In the liquid fuel industry, oxygenates are hydrocarbon-derived fuel additives containing at least one oxygen atom to promote complete combustion. Absent oxygenates, fuel combustion is usually incomplete, and the exhaust stream pollutes the air with carbon monoxide, soot particles, aromatic and polyaromatic hydrocarbons, and nitrated polyaromatic hydrocarbons.

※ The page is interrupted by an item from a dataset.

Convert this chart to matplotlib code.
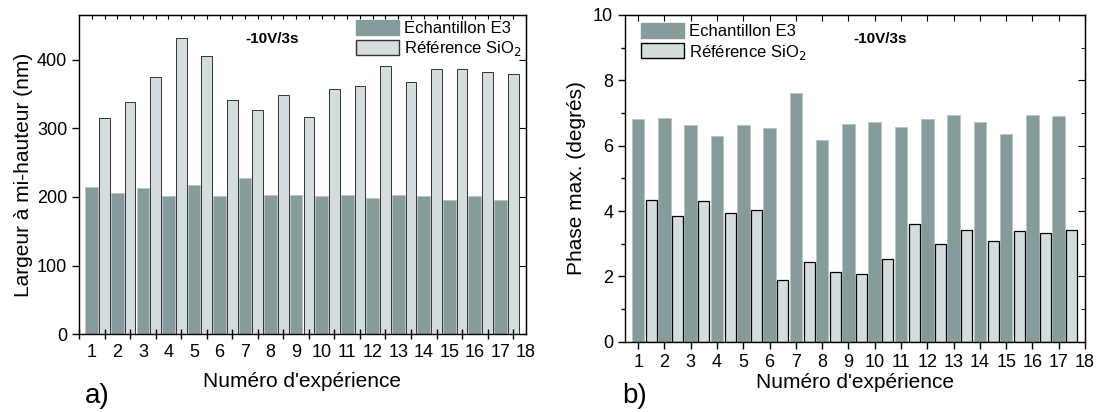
import numpy as np
import matplotlib.pyplot as plt
from matplotlib.patches import Patch

plt.rcParams['font.family'] = ['Liberation Sans', 'DejaVu Sans']

# experiment numbers
exp = np.arange(1, 18)

# a) width at half height (nm)
largeur_e3 = [215, 206, 213, 201, 218, 201, 228, 203, 203, 201, 203, 199, 203, 201, 195, 201, 196]
largeur_ref = [315, 338, 374, 431, 405, 341, 327, 348, 317, 357, 362, 391, 367, 386, 386, 382, 379]

# b) max phase (degrees)
phase_e3 = [6.82, 6.86, 6.63, 6.31, 6.63, 6.54, 7.60, 6.16, 6.67, 6.71, 6.58, 6.82, 6.95, 6.71, 6.35, 6.95, 6.90]
phase_ref = [4.35, 3.84, 4.30, 3.93, 4.02, 1.89, 2.45, 2.12, 2.07, 2.54, 3.60, 3.00, 3.42, 3.09, 3.38, 3.33, 3.42]

dark = '#869b9b'
light = '#d3dddd'
lab1 = 'Echantillon E3'
lab2 = 'Référence SiO$_2$'

fig = plt.figure(figsize=(11.01, 4.12), dpi=100)
ax1 = fig.add_axes([0.0718, 0.1886, 0.4059, 0.775])
ax2 = fig.add_axes([0.5677, 0.1706, 0.4178, 0.793])

# ---- panel a
ax1.bar(exp, largeur_e3, width=0.5, color=dark, edgecolor='#b8c4c4', linewidth=0.6)
ax1.bar(exp + 0.5, largeur_ref, width=0.42, color=light, edgecolor='#333333', linewidth=0.7)
ax1.set_xlim(0.5, 18)
ax1.set_ylim(0, 465)
ax1.set_xticks(np.arange(1, 19))
ax1.set_xticks(np.arange(0.5, 18, 1), minor=True)
ax1.tick_params(axis='x', which='major', length=0, labelsize=13, pad=7)
ax1.tick_params(axis='x', which='minor', length=7, direction='inout', width=1)
ax1.set_yticks([0, 100, 200, 300, 400])
ax1.tick_params(axis='y', which='major', length=5, direction='out', width=1, labelsize=13)
top1 = ax1.secondary_xaxis('top')
top1.set_xticks(np.arange(1, 18.5, 0.5))
top1.tick_params(length=3, direction='in', labeltop=False)
right1 = ax1.secondary_yaxis('right')
right1.set_yticks([0, 100, 200, 300, 400])
right1.tick_params(length=5, direction='in', labelright=False)
ax1.set_xlabel("Numéro d'expérience", fontsize=15, labelpad=8)
ax1.set_ylabel('Largeur à mi-hauteur (nm)', fontsize=15, labelpad=3)
ax1.text(0.432, 0.925, '-10V/3s', transform=ax1.transAxes, fontsize=11,
         fontweight='bold', ha='center', va='center')
ax1.legend(handles=[Patch(facecolor=dark, edgecolor=dark, label=lab1),
                    Patch(facecolor=light, edgecolor='#333333', label=lab2)],
           loc='upper left', bbox_to_anchor=(0.62, 0.985), frameon=False,
           fontsize=12, handlelength=2.6, handleheight=1.0, borderpad=0,
           borderaxespad=0, handletextpad=0.3, labelspacing=0.2)
fig.text(0.077, 0.04, 'a)', fontsize=20, ha='left', va='center')

# ---- panel b
ax2.bar(exp, phase_e3, width=0.48, color=dark, edgecolor='#b8c4c4', linewidth=0.6)
ax2.bar(exp + 0.5, phase_ref, width=0.42, color=light, edgecolor='black', linewidth=0.9)
ax2.set_xlim(0.5, 18)
ax2.set_ylim(0, 10)
ax2.set_xticks(np.arange(1, 19))
ax2.tick_params(axis='x', which='major', length=5, direction='out', width=1, labelsize=13)
ax2.set_yticks(np.arange(0, 11, 2))
ax2.set_yticks(np.arange(1, 10, 2), minor=True)
ax2.tick_params(axis='y', which='major', length=5, direction='out', width=1, labelsize=13)
ax2.tick_params(axis='y', which='minor', length=3, direction='out', width=1)
top2 = ax2.secondary_xaxis('top')
top2.set_xticks(np.arange(1, 19))
top2.tick_params(length=4, direction='in', labeltop=False)
right2 = ax2.secondary_yaxis('right')
right2.set_yticks(np.arange(0, 11, 2))
right2.set_yticks(np.arange(1, 10, 2), minor=True)
right2.tick_params(which='major', length=5, direction='in', labelright=False)
right2.tick_params(which='minor', length=3, direction='in')
ax2.set_xlabel("Numéro d'expérience", fontsize=15, labelpad=2)
ax2.set_ylabel('Phase max. (degrés)', fontsize=15, labelpad=5)
ax2.text(0.554, 0.927, '-10V/3s', transform=ax2.transAxes, fontsize=11,
         fontweight='bold', ha='center', va='center')
ax2.legend(handles=[Patch(facecolor=dark, edgecolor=dark, label=lab1),
                    Patch(facecolor=light, edgecolor='black', label=lab2)],
           loc='upper left', bbox_to_anchor=(0.035, 0.975), frameon=False,
           fontsize=12, handlelength=2.6, handleheight=1.0, borderpad=0,
           borderaxespad=0, handletextpad=0.3, labelspacing=0.2)
fig.text(0.565, 0.04, 'b)', fontsize=20, ha='left', va='center')

for ax in (ax1, ax2):
    for s in ax.spines.values():
        s.set_linewidth(1.0)

fig.savefig('out.png', dpi=100)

The most common oxygenates are either alcohols or ethers, but ketones and aldehydes are also included in this distinction. Carboxylic acids and esters can be grouped with oxygenates in the simple definition that they contain at least one oxygen atom. However, they are usually unwanted in oils, and therefore likely fuels, due to their environmental toxicity and tendency to cause catalyst poisoning and corrosion during oil production and refining.
- Alcohols:
  - Methanol (MeOH)
  - Ethanol (EtOH); see also Common ethanol fuel mixtures
  - Isopropyl alcohol (IPA)
  - n-Butanol (BuOH)
  - Gasoline grade tert-butanol (GTBA)
- Ethers:
  - Methyl tert-butyl ether (MTBE)
  - tert-Amyl methyl ether (TAME)
  - tert-Hexyl methyl ether (THEME)
  - Ethyl tert-butyl ether (ETBE)
  - tert-Amyl ethyl ether (TAEE)
  - Diisopropyl ether (DIPE)

==In the United States==
In the United States, the Environmental Protection Agency (EPA) had authority to mandate that minimum proportions of oxygenates be added to automotive gasoline on regional and seasonal basis from 1992 until 2006 in an attempt to reduce air pollution, in particular ground-level ozone and smog. As of 2023, the EPA continues to require the use of oxygenated gasoline in certain areas during winter to regulate carbon monoxide emissions; however, the programs to fulfill its conditions are implemented by the states. In addition to this North American automakers from 2006 onwards promoted a blend of 85% ethanol and 15% gasoline, marketed as E85, and their flex-fuel vehicles, e.g. GM's Live Green, Go Yellow campaign. US Corporate Average Fuel Economy (CAFE) standards give an artificial 54% fuel efficiency bonus to vehicles capable of running on 85% alcohol blends over vehicles not adapted to run on 85% alcohol blends. There is also alcohols' intrinsically cleaner combustion, however due to its lower energy density it is not capable of producing as much energy per gallon as gasoline. Much gasoline sold in the United States is blended with up to 10% of an oxygenating agent. This is known as oxygenated fuel and often (but not entirely correctly, as there are reformulated gasolines without oxygenate) as reformulated gasoline. Methyl tert-butyl ether (MTBE) was the most common fuel additive in the United States, prior to government mandated use of ethanol. Typically, gasoline with added MTBE is called reformulated gasoline, while gasoline with ethanol is called oxygenated gasoline.